Predicates and Conversions

t = Time.now
t.tuesday?
t.monday?

t = Time.new.utc
t.zone
t.localtime

t.to_i
t.to_a

# Adds 20 seconds to t
t + 20

# adds an hour to t
t + 60*60

# add 6 days to t
t + 6*(60*60*24)

Comparisons

now = Time.now
before = now -50
after = now +50
now > before         # true
after < before       # false

From time to string

There are many other methods that can be used on Time objects. For example, you can obtain a string with to_s or ctime method according to the wanted format.

t = Time.new
t.to_s
t.getustc.to_s
t.ctime
t.getutc.ctime

t.strftime("%Y/%m/%d %P %Z")

Other classes

Ruby provides other classes to manage dates and time data:

Date it is used to manage date
DateTime it is a subclass of Date and it allows to manage time too

Both Date and DateTime can be used as Time . The main difference between `Time and the other two is the internal implementation.

Usually Date and DateTime are slower than Time . They provide different methods that may be useful for your script.

A very useful method is _parse which allows you to create a time Object from a string.

Files and Directories

Ruby provides two classes:

Dir for directories. Defines class methods that allows you to work with directories. It provides a variety of ways to list directories as well as their content. It can also be used to know where the Ruby script is executed or to navigate between file system directories.
File for files. Open a file, get information about it, change its name, chage its permissions and much more.

File

File.exist? "file_example.txt"
File.size "lorem.txt" 
File.zero? "empty_file.txt" # true
File.file? "lorem.txt"
File.directory? "nested_dir"
File.symlink? "lorem-link"

# ftype tests if input is a file, directory or a link
File.ftype "lorem.txt"     # => "file"

File.readable? "lorem.txt"
File.writable? "lorem.txt"
File.executable? "lorem.txt"

# last modification time and last access time as Time object
File.atime "lorem.txt"
File.mtime "lorem.txt"

# basename & dirname
path ="~/ruby/file_example/lorem.txt"
File.basename path                 # => "lorem.txt"
File.basename(path,".txt")         # => "lorem"
File.dirname path                  # => "~/ruby/file_example"
File.extname path                  # => ".txt"
Fifle.split path                   # => ["~/ruby/file_example", "lorem.txt"]

# Working with names
File.join("~", "ruby", "file_example")    # => "~/ruby/file_example"

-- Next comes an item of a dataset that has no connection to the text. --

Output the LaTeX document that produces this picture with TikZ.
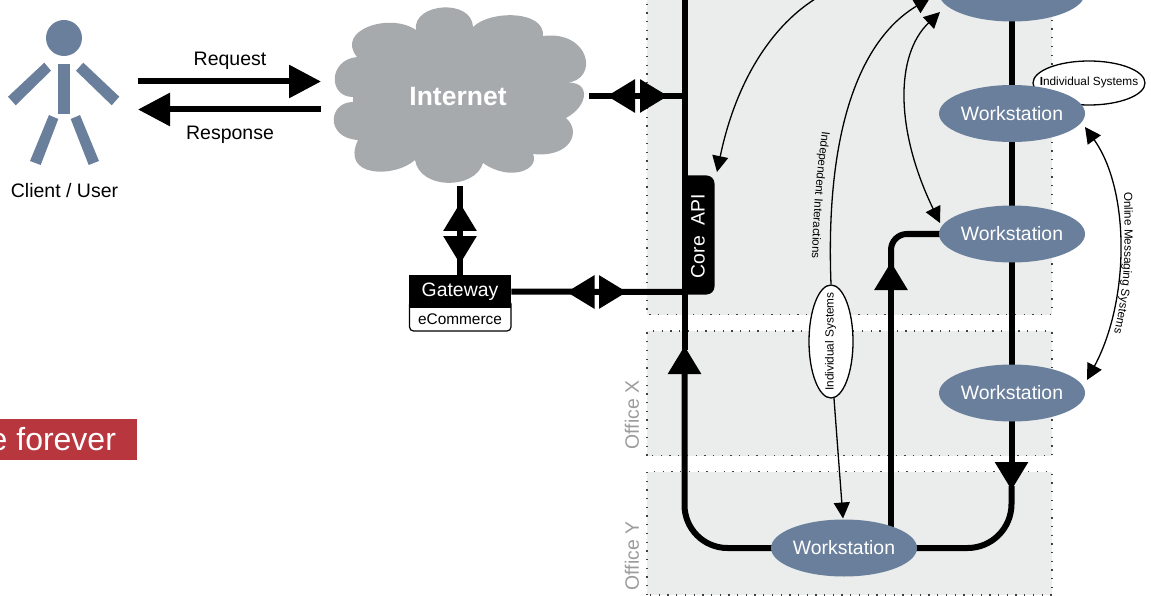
\documentclass[tikz,border=0pt]{standalone}
\usepackage{fontspec}
\setmainfont{Liberation Sans}
\usetikzlibrary{arrows.meta,shapes.geometric,decorations.text}
\definecolor{figblue}{HTML}{6A7F9C}
\definecolor{panelgray}{HTML}{EBEDEC}
\definecolor{cloudgray}{HTML}{A7AAAC}
\definecolor{officegray}{HTML}{9B9B9B}
\definecolor{bannerred}{HTML}{B8363D}
\pgfdeclarelayer{panels}
\pgfdeclarelayer{edges}
\pgfsetlayers{panels,edges,main}
\newcommand{\fsz}[1]{\fontsize{#1}{#1}\selectfont}
\newcommand{\wst}{\raisebox{-0.7pt}{Workstation}}
\tikzset{
  heavy/.style={line width=6pt,draw=black},
  fathead/.tip={Triangle[length=28pt,width=32pt]},
  thinhead/.tip={Triangle[length=16pt,width=16pt]},
  thinline/.style={line width=1.3pt,draw=black},
  wstation/.style={ellipse,fill=figblue,text=white,inner sep=0pt,minimum width=146pt,minimum height=57pt,font=\fsz{19.4}},
  callout/.style={ellipse,draw=black,fill=white,line width=1.3pt,inner sep=0pt},
  calltext/.style={inner sep=0pt,font=\fsz{11.8}},
  panelbox/.style={fill=panelgray},
  dotline/.style={draw=black!75,line width=1.3pt,dash pattern=on 1.3pt off 7.4pt},
  lab/.style={inner sep=0pt,font=\fsz{19.5}},
  officelab/.style={inner sep=0pt,rotate=90,text=officegray,font=\fsz{19.4}},
  figpart/.style={fill=figblue},
}
\begin{document}
\begin{tikzpicture}[x=1pt,y=-1pt]
\useasboundingbox (0,0) rectangle (1151,596);
\clip (0,0) rectangle (1151,596);

% office panels
\begin{pgfonlayer}{panels}
  \fill[panelbox] (647,-5) rectangle (1052,314.5);
  \fill[panelbox] (647,331) rectangle (1052,455.5);
  \fill[panelbox] (647,471.5) rectangle (1052,595);
  \draw[dotline] (647,-5) -- (647,314.5) -- (1052,314.5) -- (1052,-5);
  \draw[dotline] (647,455.5) -- (647,331) -- (1052,331) -- (1052,455.5) -- cycle;
  \draw[dotline] (647,595) -- (647,471.5) -- (1052,471.5) -- (1052,595) -- cycle;
\end{pgfonlayer}

\node[officelab] (ofx) at (632,415) {Office X};
\node[officelab] (ofy) at (632,556) {Office Y};

% figure
\fill[figpart] (64,38) circle (18);
\fill[figpart] (58,64) rectangle (70,114);
\fill[figpart] (44.3,62.7) -- (51,70.7) -- (15.7,105.3) -- (8,96.7) -- cycle;
\fill[figpart] (83.3,62.7) -- (76,70.7) -- (111.7,105.3) -- (119.3,96.7) -- cycle;
\fill[figpart] (49,115) -- (58.3,119) -- (40.7,165) -- (30,161) -- cycle;
\fill[figpart] (80,115) -- (70.7,119) -- (88.7,165) -- (99,161) -- cycle;
\node[lab] (client) at (64.5,190.5) {Client / User};

% cloud
\fill[cloudgray] (416,30)
  .. controls (412,3) and (472,-2) .. (473,27)
  .. controls (490,10) and (545,10) .. (543,36)
  .. controls (590,30) and (600,80) .. (566,83)
  .. controls (590,80) and (590,105) .. (566,118)
  .. controls (582,132) and (570,158) .. (533,154)
  .. controls (540,170) and (510,182) .. (483,163)
  .. controls (475,190) and (420,190) .. (415,160)
  .. controls (395,178) and (340,178) .. (358,140)
  .. controls (325,138) and (328,102) .. (353,102)
  -- (353,97)
  .. controls (328,97) and (328,60) .. (357,57)
  .. controls (335,30) and (390,12) .. (416,30) -- cycle;
\node[inner sep=0pt,text=white,font=\fsz{26.5}\bfseries] (inet) at (458,97) {Internet};
\coordinate (inetE) at (589,96);
\coordinate (inetS) at (460,186);
\coordinate (inetWa) at (321,81.5);
\coordinate (inetWb) at (321,109.5);
\coordinate (userEa) at (138,81.5);
\coordinate (userEb) at (138,109.5);

\node[lab] (req) at (230,61) {Request};
\node[lab] (resp) at (230,135) {Response};

% banner
\fill[bannerred] (0,419) rectangle (137,460);
\node[anchor=base west,inner sep=0pt,text=white,font=\fsz{32}] (banner) at (-10.5,450) {e forever};

% gateway
\fill[white,draw=black,line width=1.2pt,rounded corners=4pt] (409.5,300) -- (409.5,331) -- (511,331) -- (511,300) -- cycle;
\node[fill=black,text=white,inner sep=0pt,minimum width=102.5pt,minimum height=33pt,font=\fsz{19.4}] (gw) at (460,291.5) {\raisebox{-2pt}{Gateway}};
\node[inner sep=0pt,font=\fsz{15.4}] (ec) at (460,319) {eCommerce};

% core api
\fill[black] (683,175.5) [rounded corners=8pt] -- (714.5,175.5) -- (714.5,294.5) [sharp corners] -- (683,294.5) -- cycle;
\node[rotate=90,text=white,inner sep=0pt,font=\fsz{19.4}] (core) at (698,236) {Core\ \ API};
\coordinate (coreA) at (684.5,96);
\coordinate (coreB) at (684.5,292);

% individual systems callouts
\node[callout,minimum width=112pt,minimum height=44pt] (indA) at (1089,83) {};
\node[calltext] (indAt) at (1089,82.5) {\textbf{I}ndividual Systems};
\node[callout,minimum width=44pt,minimum height=113pt] (indB) at (831,341.5) {};
\node[calltext,rotate=90] (indBt) at (830.5,341.5) {Individual Systems};

% workstations
\node[wstation] (wsA) at (1012,-7) {\wst};
\node[wstation] (wsB) at (1012,113.5) {\wst};
\node[wstation] (wsC) at (1012,234) {\wst};
\node[wstation] (wsD) at (1012,393) {\wst};
\node[wstation] (wsE) at (844,548) {\wst};

% thin connector ends
\coordinate (offTopA) at (820,-4);
\coordinate (coreTip) at (717,172);
\coordinate (wsAtipA) at (930,-2);
\coordinate (wsAtipB) at (940,12);
\coordinate (wsCtip) at (940,223);
\coordinate (wsBtip) at (1085,127);
\coordinate (wsDtip) at (1087,380);
\coordinate (wsEtip) at (843,518.5);

\begin{pgfonlayer}{edges}
  % request / response
  \draw[heavy,-{fathead[length=32pt]}] (userEa) -- (inetWa);
  \draw[heavy,-{fathead[length=32pt]}] (inetWb) -- (userEb);
  % internet - core
  \draw[heavy] (inetE) -- (coreA);
  \draw[heavy,-{fathead}] (636,96) -- (607,96);
  \draw[heavy,-{fathead}] (640,96) -- (668,96);
  % internet - gateway
  \draw[heavy] (inetS) -- (gw);
  \draw[heavy,-{fathead}] (460,231) -- (460,203);
  \draw[heavy,-{fathead}] (460,236) -- (460,264);
  % gateway - core
  \draw[heavy] (gw) -- (coreB);
  \draw[heavy,-{fathead}] (594.5,292) -- (566.5,292);
  \draw[heavy,-{fathead}] (599,292) -- (627,292);
  % backbone
  \draw[heavy,rounded corners=43pt,-{fathead}] (wsE.center) -- (684.5,548) -- (684.5,346);
  \draw[heavy] (684.5,350) -- (684.5,-5);
  \draw[heavy] (1011.5,-5) -- (1011.5,465);
  \draw[heavy,-{fathead}] (1011.5,462) -- (1011.5,490);
  \draw[heavy,rounded corners=44pt] (1011.5,486) -- (1011.5,548) -- (wsE.center);
  \draw[heavy,rounded corners=16pt] (wsC.center) -- (891,234) -- (891,270);
  \draw[heavy,-{fathead}] (891,528) -- (891,262);
  % thin
  \draw[thinline,-{thinhead}] (offTopA) .. controls (770,25) and (735,85) .. (coreTip);
  \draw[thinline,-{thinhead}] (indB.north) .. controls (825,130) and (860,40) .. (wsAtipA);
  \draw[thinline,{thinhead}-{thinhead}] (wsAtipB) .. controls (895,55) and (895,130) .. (wsCtip);
  \draw[thinline,{thinhead}-{thinhead}] (wsBtip) .. controls (1130,190) and (1130,300) .. (wsDtip);
  \draw[thinline,-{thinhead}] (indB.-87) -- (wsEtip);
\end{pgfonlayer}

% curved labels
\path[decorate,decoration={text along path,text={|\fsz{11.6}|Independent Interactions}}]
  (822,131) .. controls (817,170) and (813,210) .. (812,262);
\path[decorate,decoration={text along path,text={|\fsz{11.7}|Online Messaging Systems}}]
  (1124,192) .. controls (1125.5,250) and (1125.5,285) .. (1113,338);
\end{tikzpicture}
\end{document}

# extend_path converts relative paths to absolute
File.expand_path("nested_dir")            # => "/root/ruby/nested_dir"

# fnmatch: tests if a filename string matches a specified pattern
File.fnmatch("*.txt", "lorem.txt")

# creation/deletion/renaming
File.open("a_file.txt", "w")
File.new("a_file.txt", "w")
File.rename("a_file.txt", "newname.txt")
File.delete "newname.txt"

# Change permissions
File.chmod(0666, "lorem.txt")